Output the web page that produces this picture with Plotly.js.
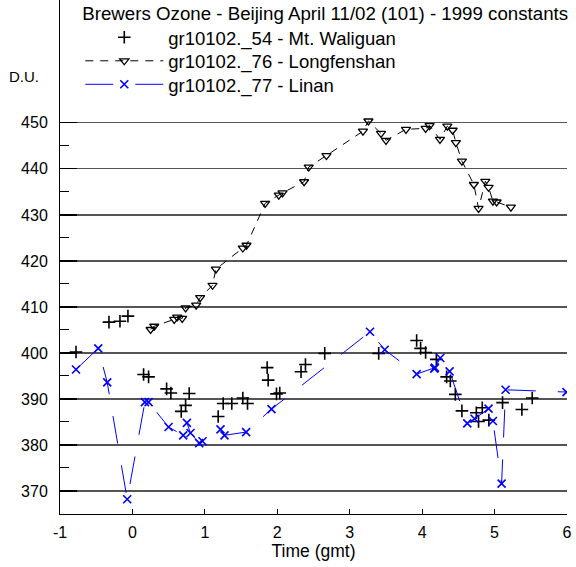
<!DOCTYPE html>
<html>
<head>
<meta charset="utf-8">
<script src="https://cdn.plot.ly/plotly-3.0.1.min.js"></script>
<style>html,body{margin:0;padding:0;background:#fff;}#chart{width:576px;height:567px;}</style>
</head>
<body>
<div id="chart"></div>
<script>
// Mt. Waliguan (gr10102._54)
const waliguanTime = [-0.779,-0.324,-0.172,-0.062,0.154,0.223,0.472,0.531,0.674,0.734,0.784,1.184,1.253,1.372,1.524,1.589,1.860,1.874,1.989,2.034,2.328,2.389,2.655,3.400,3.924,3.979,4.048,4.196,4.338,4.389,4.458,4.549,4.748,4.779,4.830,4.921,5.110,5.377,5.520];
const waliguanDU   = [400.2,406.7,406.9,408.0,395.3,394.8,392.2,391.3,387.3,388.6,391.2,386.2,389.0,389.0,390.2,389.0,396.8,394.1,391.1,391.3,395.9,397.5,399.9,399.9,402.7,401.0,400.1,398.6,394.8,393.9,391.0,387.4,387.0,385.1,388.1,385.4,389.2,387.7,390.2];

// Longfenshan (gr10102._76)
const longfenTime = [0.251,0.301,0.577,0.618,0.687,0.734,0.880,0.935,1.106,1.152,1.524,1.575,1.832,2.021,2.072,2.370,2.434,2.679,3.183,3.258,3.432,3.501,3.777,4.048,4.103,4.246,4.348,4.421,4.466,4.549,4.714,4.779,4.872,4.917,4.977,5.028,5.225];
const longfenDU   = [405.1,405.8,407.3,407.8,407.5,409.8,410.4,412.0,414.7,418.2,422.8,423.4,432.5,434.3,434.8,437.2,440.4,442.9,448.2,450.4,447.7,446.2,448.6,448.8,449.4,446.4,449.3,448.4,445.7,441.7,436.6,431.4,437.3,436.0,433.0,432.8,431.7];

// Linan (gr10102._77)
const linanTime = [-0.779,-0.472,-0.348,-0.072,0.172,0.223,0.499,0.701,0.752,0.802,0.922,0.968,1.216,1.271,1.570,1.920,3.280,3.483,3.924,4.168,4.177,4.251,4.379,4.623,4.724,4.917,4.977,5.097,5.152,5.993];
const linanDU   = [396.4,401.0,393.6,368.2,389.3,389.3,383.9,382.1,384.8,382.6,380.4,380.8,383.4,382.1,382.8,387.8,404.6,400.7,395.4,396.6,396.8,398.9,396.0,384.7,385.7,387.9,385.2,371.6,392.0,391.5];

const yTickVals = [370,380,390,400,410,420,430,440,450];
const yMinorVals = [375,385,395,405,415,425,435,445];
const xTickVals = [-1,0,1,2,3,4,5,6];

const FONT = "Liberation Sans, Arial, sans-serif";

const traces = [
  {x: waliguanTime, y: waliguanDU, mode: 'markers', name: 'gr10102._54 - Mt. Waliguan',
   marker: {symbol: 'cross-thin-open', size: 9, color: '#000', line: {color: '#000', width: 1.6}}},
  {x: longfenTime, y: longfenDU, mode: 'lines+markers', name: 'gr10102._76 - Longfenshan',
   line: {color: '#000', width: 1, dash: '8px,7px'},
   marker: {symbol: 'triangle-down-open', size: 8, color: '#000', line: {color: '#000', width: 1.3}}},
  {x: linanTime, y: linanDU, mode: 'lines+markers', name: 'gr10102._77 - Linan',
   line: {color: '#0000ff', width: 1, dash: '28px,22px'},
   marker: {symbol: 'x-thin-open', size: 8, color: '#0000ff', line: {color: '#0000ff', width: 1.6}}}
];

const layout = {
  width: 576, height: 567,
  margin: {l: 60, r: 8.5, t: 0, b: 53},
  paper_bgcolor: '#fff', plot_bgcolor: '#fff',
  font: {family: FONT, size: 16, color: '#000'},
  showlegend: true,
  legend: {
    x: 0.04, y: 1, xanchor: 'left', yanchor: 'top',
    bgcolor: 'rgba(0,0,0,0)', borderwidth: 0,
    font: {family: FONT, size: 18.5, color: '#000'},
    title: {text: 'Brewers Ozone - Beijing April 11/02 (101) - 1999 constants', side: 'top',
            font: {family: FONT, size: 18.7, color: '#000'}},
    itemwidth: 78,
    tracegroupgap: 0
  },
  xaxis: {
    range: [-1, 6], tickmode: 'array', tickvals: xTickVals, ticktext: xTickVals.map(String),
    showgrid: false, zeroline: false, showline: true, linecolor: '#000', linewidth: 1,
    ticks: 'inside', ticklen: 5, tickcolor: '#000', tickwidth: 1,
    ticklabelstandoff: 4,
    tickfont: {family: FONT, size: 16, color: '#000'},
    title: {text: 'Time (gmt)', font: {family: FONT, size: 17.5, color: '#000'}, standoff: 0}
  },
  yaxis: {
    range: [365, 476.7], tickmode: 'array', tickvals: yTickVals, ticktext: yTickVals.map(String),
    showgrid: true, gridcolor: '#555', gridwidth: 1.2, zeroline: false,
    showline: true, linecolor: '#000', linewidth: 1,
    ticks: 'inside', ticklen: 17, tickcolor: '#000', tickwidth: 1.2,
    ticklabelstandoff: 8,
    tickfont: {family: FONT, size: 16, color: '#000'},
    minor: {tickmode: 'array', tickvals: yMinorVals, ticks: 'inside', ticklen: 9, tickcolor: '#000', tickwidth: 1, showgrid: false}
  },
  annotations: [
    {text: 'D.U.', xref: 'paper', yref: 'paper', x: -0.071, y: 0.851, xanchor: 'center', yanchor: 'middle',
     showarrow: false, font: {family: FONT, size: 15, color: '#000'}}
  ]
};

function parseT(el) {
  const tr = el.getAttribute('transform') || '';
  const m = tr.match(/translate\(\s*([-\d.eE]+)[ ,]+([-\d.eE]+)\s*\)/);
  return m ? [parseFloat(m[1]), parseFloat(m[2])] : [0, 0];
}
function centerY(el) {
  const r = el.getBoundingClientRect();
  return r.top + r.height / 2;
}

Plotly.newPlot('chart', traces, layout, {displayModeBar: false, staticPlot: true}).then(function (gd) {
  // Position legend rows as in the reference (title ~13px, rows ~23.5px apart)
  const legend = gd.querySelector('.legend');
  if (legend) legend.removeAttribute('clip-path');
  gd.querySelectorAll('.legend [clip-path]').forEach(function (e) { e.removeAttribute('clip-path'); });
  const title = gd.querySelector('.legend .legendtitletext');
  if (legend && title) {
    const t = parseT(legend);
    const dy = 13.5 - centerY(title);
    legend.setAttribute('transform', 'translate(' + t[0] + ',' + (t[1] + dy) + ')');
  }
  const targets = [38.5, 62, 85.5];
  gd.querySelectorAll('.legend .traces').forEach(function (el, i) {
    const txt = el.querySelector('.legendtext');
    if (!txt) return;
    const t = parseT(el);
    const dy = targets[i] - centerY(txt);
    el.setAttribute('transform', 'translate(' + t[0] + ',' + (t[1] + dy) + ')');
  });
});
</script>
</body>
</html>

Directions for this task
Exclude the pictures, and transcribe all of the material exactly.

Reply
Output the web page that produces this picture with Plotly.js.
<!DOCTYPE html>
<html>
<head>
<meta charset="utf-8">
<script src="https://cdn.plot.ly/plotly-3.0.1.min.js"></script>
<style>html,body{margin:0;padding:0;background:#fff;}#chart{width:576px;height:567px;}</style>
</head>
<body>
<div id="chart"></div>
<script>
// Mt. Waliguan (gr10102._54)
const waliguanTime = [-0.779,-0.324,-0.172,-0.062,0.154,0.223,0.472,0.531,0.674,0.734,0.784,1.184,1.253,1.372,1.524,1.589,1.860,1.874,1.989,2.034,2.328,2.389,2.655,3.400,3.924,3.979,4.048,4.196,4.338,4.389,4.458,4.549,4.748,4.779,4.830,4.921,5.110,5.377,5.520];
const waliguanDU   = [400.2,406.7,406.9,408.0,395.3,394.8,392.2,391.3,387.3,388.6,391.2,386.2,389.0,389.0,390.2,389.0,396.8,394.1,391.1,391.3,395.9,397.5,399.9,399.9,402.7,401.0,400.1,398.6,394.8,393.9,391.0,387.4,387.0,385.1,388.1,385.4,389.2,387.7,390.2];

// Longfenshan (gr10102._76)
const longfenTime = [0.251,0.301,0.577,0.618,0.687,0.734,0.880,0.935,1.106,1.152,1.524,1.575,1.832,2.021,2.072,2.370,2.434,2.679,3.183,3.258,3.432,3.501,3.777,4.048,4.103,4.246,4.348,4.421,4.466,4.549,4.714,4.779,4.872,4.917,4.977,5.028,5.225];
const longfenDU   = [405.1,405.8,407.3,407.8,407.5,409.8,410.4,412.0,414.7,418.2,422.8,423.4,432.5,434.3,434.8,437.2,440.4,442.9,448.2,450.4,447.7,446.2,448.6,448.8,449.4,446.4,449.3,448.4,445.7,441.7,436.6,431.4,437.3,436.0,433.0,432.8,431.7];

// Linan (gr10102._77)
const linanTime = [-0.779,-0.472,-0.348,-0.072,0.172,0.223,0.499,0.701,0.752,0.802,0.922,0.968,1.216,1.271,1.570,1.920,3.280,3.483,3.924,4.168,4.177,4.251,4.379,4.623,4.724,4.917,4.977,5.097,5.152,5.993];
const linanDU   = [396.4,401.0,393.6,368.2,389.3,389.3,383.9,382.1,384.8,382.6,380.4,380.8,383.4,382.1,382.8,387.8,404.6,400.7,395.4,396.6,396.8,398.9,396.0,384.7,385.7,387.9,385.2,371.6,392.0,391.5];

const yTickVals = [370,380,390,400,410,420,430,440,450];
const yMinorVals = [375,385,395,405,415,425,435,445];
const xTickVals = [-1,0,1,2,3,4,5,6];

const FONT = "Liberation Sans, Arial, sans-serif";

const traces = [
  {x: waliguanTime, y: waliguanDU, mode: 'markers', name: 'gr10102._54 - Mt. Waliguan',
   marker: {symbol: 'cross-thin-open', size: 9, color: '#000', line: {color: '#000', width: 1.6}}},
  {x: longfenTime, y: longfenDU, mode: 'lines+markers', name: 'gr10102._76 - Longfenshan',
   line: {color: '#000', width: 1, dash: '8px,7px'},
   marker: {symbol: 'triangle-down-open', size: 8, color: '#000', line: {color: '#000', width: 1.3}}},
  {x: linanTime, y: linanDU, mode: 'lines+markers', name: 'gr10102._77 - Linan',
   line: {color: '#0000ff', width: 1, dash: '28px,22px'},
   marker: {symbol: 'x-thin-open', size: 8, color: '#0000ff', line: {color: '#0000ff', width: 1.6}}}
];

const layout = {
  width: 576, height: 567,
  margin: {l: 60, r: 8.5, t: 0, b: 53},
  paper_bgcolor: '#fff', plot_bgcolor: '#fff',
  font: {family: FONT, size: 16, color: '#000'},
  showlegend: true,
  legend: {
    x: 0.04, y: 1, xanchor: 'left', yanchor: 'top',
    bgcolor: 'rgba(0,0,0,0)', borderwidth: 0,
    font: {family: FONT, size: 18.5, color: '#000'},
    title: {text: 'Brewers Ozone - Beijing April 11/02 (101) - 1999 constants', side: 'top',
            font: {family: FONT, size: 18.7, color: '#000'}},
    itemwidth: 78,
    tracegroupgap: 0
  },
  xaxis: {
    range: [-1, 6], tickmode: 'array', tickvals: xTickVals, ticktext: xTickVals.map(String),
    showgrid: false, zeroline: false, showline: true, linecolor: '#000', linewidth: 1,
    ticks: 'inside', ticklen: 5, tickcolor: '#000', tickwidth: 1,
    ticklabelstandoff: 4,
    tickfont: {family: FONT, size: 16, color: '#000'},
    title: {text: 'Time (gmt)', font: {family: FONT, size: 17.5, color: '#000'}, standoff: 0}
  },
  yaxis: {
    range: [365, 476.7], tickmode: 'array', tickvals: yTickVals, ticktext: yTickVals.map(String),
    showgrid: true, gridcolor: '#555', gridwidth: 1.2, zeroline: false,
    showline: true, linecolor: '#000', linewidth: 1,
    ticks: 'inside', ticklen: 17, tickcolor: '#000', tickwidth: 1.2,
    ticklabelstandoff: 8,
    tickfont: {family: FONT, size: 16, color: '#000'},
    minor: {tickmode: 'array', tickvals: yMinorVals, ticks: 'inside', ticklen: 9, tickcolor: '#000', tickwidth: 1, showgrid: false}
  },
  annotations: [
    {text: 'D.U.', xref: 'paper', yref: 'paper', x: -0.071, y: 0.851, xanchor: 'center', yanchor: 'middle',
     showarrow: false, font: {family: FONT, size: 15, color: '#000'}}
  ]
};

function parseT(el) {
  const tr = el.getAttribute('transform') || '';
  const m = tr.match(/translate\(\s*([-\d.eE]+)[ ,]+([-\d.eE]+)\s*\)/);
  return m ? [parseFloat(m[1]), parseFloat(m[2])] : [0, 0];
}
function centerY(el) {
  const r = el.getBoundingClientRect();
  return r.top + r.height / 2;
}

Plotly.newPlot('chart', traces, layout, {displayModeBar: false, staticPlot: true}).then(function (gd) {
  // Position legend rows as in the reference (title ~13px, rows ~23.5px apart)
  const legend = gd.querySelector('.legend');
  if (legend) legend.removeAttribute('clip-path');
  gd.querySelectorAll('.legend [clip-path]').forEach(function (e) { e.removeAttribute('clip-path'); });
  const title = gd.querySelector('.legend .legendtitletext');
  if (legend && title) {
    const t = parseT(legend);
    const dy = 13.5 - centerY(title);
    legend.setAttribute('transform', 'translate(' + t[0] + ',' + (t[1] + dy) + ')');
  }
  const targets = [38.5, 62, 85.5];
  gd.querySelectorAll('.legend .traces').forEach(function (el, i) {
    const txt = el.querySelector('.legendtext');
    if (!txt) return;
    const t = parseT(el);
    const dy = targets[i] - centerY(txt);
    el.setAttribute('transform', 'translate(' + t[0] + ',' + (t[1] + dy) + ')');
  });
});
</script>
</body>
</html>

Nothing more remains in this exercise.